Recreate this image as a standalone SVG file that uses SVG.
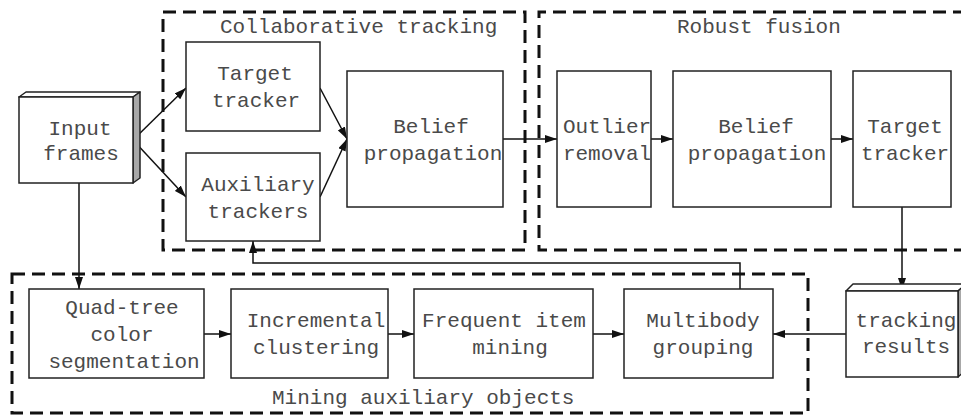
<svg xmlns="http://www.w3.org/2000/svg" width="961" height="418" viewBox="0 0 961 418">
<style>
.box{fill:#fff;stroke:#222;stroke-width:1.5}
.grp{fill:none;stroke:#111;stroke-width:3;stroke-dasharray:13 7}
.side{fill:#a8a8a8;stroke:#222;stroke-width:1.5;stroke-linejoin:round}
.top{fill:#fff;stroke:#222;stroke-width:1.5;stroke-linejoin:round}
text{font-family:"Liberation Mono","Courier New",monospace;font-size:21px;fill:#4a4a4a;text-anchor:middle}
.lbl{text-anchor:start}
.c{fill:none;stroke:#111;stroke-width:1.5}
</style>
<defs>
<marker id="ah" markerUnits="userSpaceOnUse" markerWidth="12" markerHeight="8" refX="12" refY="4" orient="auto">
<path d="M0,0 L12,4 L0,8 z" fill="#111"/>
</marker>
</defs>
<rect fill="#fff" width="961" height="418"/>
<g id="group-collaborative">
<rect class="grp" x="163" y="12" width="362" height="238"/>
<text class="lbl" x="220" y="33">Collaborative tracking</text>
</g>
<g id="group-robust">
<path class="grp" d="M966,12 H539 V250 H966"/>
<text class="lbl" x="677" y="33">Robust fusion</text>
</g>
<g id="group-mining">
<rect class="grp" x="12" y="274" width="796" height="139"/>
<text class="lbl" x="272" y="404">Mining auxiliary objects</text>
</g>
<g id="connectors">
<path class="c" d="M133,140 L186,88" marker-end="url(#ah)"/>
<path class="c" d="M133,140 L186,197" marker-end="url(#ah)"/>
<path class="c" d="M320,88 L347,139" marker-end="url(#ah)"/>
<path class="c" d="M320,197 L347,139" marker-end="url(#ah)"/>
<path class="c" d="M503,139 H557" marker-end="url(#ah)"/>
<path class="c" d="M651,139 H673" marker-end="url(#ah)"/>
<path class="c" d="M831,139 H853" marker-end="url(#ah)"/>
<path class="c" d="M902,207 V290" marker-end="url(#ah)"/>
<path class="c" d="M846,334 H773" marker-end="url(#ah)"/>
<path class="c" d="M740,289 V263 H253 V241" marker-end="url(#ah)"/>
<path class="c" d="M79,183 V289" marker-end="url(#ah)"/>
<path class="c" d="M204,334 H231" marker-end="url(#ah)"/>
<path class="c" d="M388,334 H414" marker-end="url(#ah)"/>
<path class="c" d="M593,334 H624" marker-end="url(#ah)"/>
</g>
<g id="input-frames">
<path class="top" d="M19,97 L26,92 H140 L133,97 Z"/>
<path class="side" d="M133,97 L140,92 V178 L133,183 Z"/>
<rect class="box" x="19" y="97" width="114" height="86"/>
<text x="80" y="135">Input</text>
<text x="81" y="160">frames</text>
</g>
<g id="target-tracker">
<rect class="box" x="186" y="42" width="134" height="89"/>
<text x="255" y="80">Target</text>
<text x="256" y="107">tracker</text>
</g>
<g id="auxiliary-trackers">
<rect class="box" x="186" y="153" width="134" height="88"/>
<text x="258" y="191">Auxiliary</text>
<text x="258" y="218">trackers</text>
</g>
<g id="belief-propagation-1">
<rect class="box" x="347" y="71" width="156" height="136"/>
<text x="431" y="133">Belief</text>
<text x="433" y="160">propagation</text>
</g>
<g id="outlier-removal">
<rect class="box" x="557" y="71" width="94" height="136"/>
<text x="607" y="133">Outlier</text>
<text x="607" y="160">removal</text>
</g>
<g id="belief-propagation-2">
<rect class="box" x="673" y="71" width="158" height="136"/>
<text x="756" y="133">Belief</text>
<text x="757" y="160">propagation</text>
</g>
<g id="target-tracker-2">
<rect class="box" x="853" y="71" width="98" height="136"/>
<text x="905" y="133">Target</text>
<text x="905" y="160">tracker</text>
</g>
<g id="tracking-results">
<path class="top" d="M846,291 L853,284 H966 L958,291 Z"/>
<path class="side" d="M958,291 L966,284 V370 L958,377 Z"/>
<rect class="box" x="846" y="291" width="112" height="86"/>
<text x="906" y="327">tracking</text>
<text x="906" y="353">results</text>
</g>
<g id="quad-tree">
<rect class="box" x="29" y="289" width="175" height="89"/>
<text x="122" y="314">Quad-tree</text>
<text x="122" y="341">color</text>
<text x="124" y="368">segmentation</text>
</g>
<g id="incremental-clustering">
<rect class="box" x="231" y="289" width="157" height="89"/>
<text x="316" y="327">Incremental</text>
<text x="316" y="354">clustering</text>
</g>
<g id="frequent-item-mining">
<rect class="box" x="414" y="289" width="179" height="89"/>
<text x="504" y="327">Frequent item</text>
<text x="510" y="354">mining</text>
</g>
<g id="multibody-grouping">
<rect class="box" x="624" y="289" width="149" height="89"/>
<text x="703" y="327">Multibody</text>
<text x="703" y="354">grouping</text>
</g>
</svg>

========

*Written instruction*
Return the listing above in full and without alteration, excluding its pictures.

*Completed task*
Recreate this image as a standalone SVG file that uses SVG.
<svg xmlns="http://www.w3.org/2000/svg" width="961" height="418" viewBox="0 0 961 418">
<style>
.box{fill:#fff;stroke:#222;stroke-width:1.5}
.grp{fill:none;stroke:#111;stroke-width:3;stroke-dasharray:13 7}
.side{fill:#a8a8a8;stroke:#222;stroke-width:1.5;stroke-linejoin:round}
.top{fill:#fff;stroke:#222;stroke-width:1.5;stroke-linejoin:round}
text{font-family:"Liberation Mono","Courier New",monospace;font-size:21px;fill:#4a4a4a;text-anchor:middle}
.lbl{text-anchor:start}
.c{fill:none;stroke:#111;stroke-width:1.5}
</style>
<defs>
<marker id="ah" markerUnits="userSpaceOnUse" markerWidth="12" markerHeight="8" refX="12" refY="4" orient="auto">
<path d="M0,0 L12,4 L0,8 z" fill="#111"/>
</marker>
</defs>
<rect fill="#fff" width="961" height="418"/>
<g id="group-collaborative">
<rect class="grp" x="163" y="12" width="362" height="238"/>
<text class="lbl" x="220" y="33">Collaborative tracking</text>
</g>
<g id="group-robust">
<path class="grp" d="M966,12 H539 V250 H966"/>
<text class="lbl" x="677" y="33">Robust fusion</text>
</g>
<g id="group-mining">
<rect class="grp" x="12" y="274" width="796" height="139"/>
<text class="lbl" x="272" y="404">Mining auxiliary objects</text>
</g>
<g id="connectors">
<path class="c" d="M133,140 L186,88" marker-end="url(#ah)"/>
<path class="c" d="M133,140 L186,197" marker-end="url(#ah)"/>
<path class="c" d="M320,88 L347,139" marker-end="url(#ah)"/>
<path class="c" d="M320,197 L347,139" marker-end="url(#ah)"/>
<path class="c" d="M503,139 H557" marker-end="url(#ah)"/>
<path class="c" d="M651,139 H673" marker-end="url(#ah)"/>
<path class="c" d="M831,139 H853" marker-end="url(#ah)"/>
<path class="c" d="M902,207 V290" marker-end="url(#ah)"/>
<path class="c" d="M846,334 H773" marker-end="url(#ah)"/>
<path class="c" d="M740,289 V263 H253 V241" marker-end="url(#ah)"/>
<path class="c" d="M79,183 V289" marker-end="url(#ah)"/>
<path class="c" d="M204,334 H231" marker-end="url(#ah)"/>
<path class="c" d="M388,334 H414" marker-end="url(#ah)"/>
<path class="c" d="M593,334 H624" marker-end="url(#ah)"/>
</g>
<g id="input-frames">
<path class="top" d="M19,97 L26,92 H140 L133,97 Z"/>
<path class="side" d="M133,97 L140,92 V178 L133,183 Z"/>
<rect class="box" x="19" y="97" width="114" height="86"/>
<text x="80" y="135">Input</text>
<text x="81" y="160">frames</text>
</g>
<g id="target-tracker">
<rect class="box" x="186" y="42" width="134" height="89"/>
<text x="255" y="80">Target</text>
<text x="256" y="107">tracker</text>
</g>
<g id="auxiliary-trackers">
<rect class="box" x="186" y="153" width="134" height="88"/>
<text x="258" y="191">Auxiliary</text>
<text x="258" y="218">trackers</text>
</g>
<g id="belief-propagation-1">
<rect class="box" x="347" y="71" width="156" height="136"/>
<text x="431" y="133">Belief</text>
<text x="433" y="160">propagation</text>
</g>
<g id="outlier-removal">
<rect class="box" x="557" y="71" width="94" height="136"/>
<text x="607" y="133">Outlier</text>
<text x="607" y="160">removal</text>
</g>
<g id="belief-propagation-2">
<rect class="box" x="673" y="71" width="158" height="136"/>
<text x="756" y="133">Belief</text>
<text x="757" y="160">propagation</text>
</g>
<g id="target-tracker-2">
<rect class="box" x="853" y="71" width="98" height="136"/>
<text x="905" y="133">Target</text>
<text x="905" y="160">tracker</text>
</g>
<g id="tracking-results">
<path class="top" d="M846,291 L853,284 H966 L958,291 Z"/>
<path class="side" d="M958,291 L966,284 V370 L958,377 Z"/>
<rect class="box" x="846" y="291" width="112" height="86"/>
<text x="906" y="327">tracking</text>
<text x="906" y="353">results</text>
</g>
<g id="quad-tree">
<rect class="box" x="29" y="289" width="175" height="89"/>
<text x="122" y="314">Quad-tree</text>
<text x="122" y="341">color</text>
<text x="124" y="368">segmentation</text>
</g>
<g id="incremental-clustering">
<rect class="box" x="231" y="289" width="157" height="89"/>
<text x="316" y="327">Incremental</text>
<text x="316" y="354">clustering</text>
</g>
<g id="frequent-item-mining">
<rect class="box" x="414" y="289" width="179" height="89"/>
<text x="504" y="327">Frequent item</text>
<text x="510" y="354">mining</text>
</g>
<g id="multibody-grouping">
<rect class="box" x="624" y="289" width="149" height="89"/>
<text x="703" y="327">Multibody</text>
<text x="703" y="354">grouping</text>
</g>
</svg>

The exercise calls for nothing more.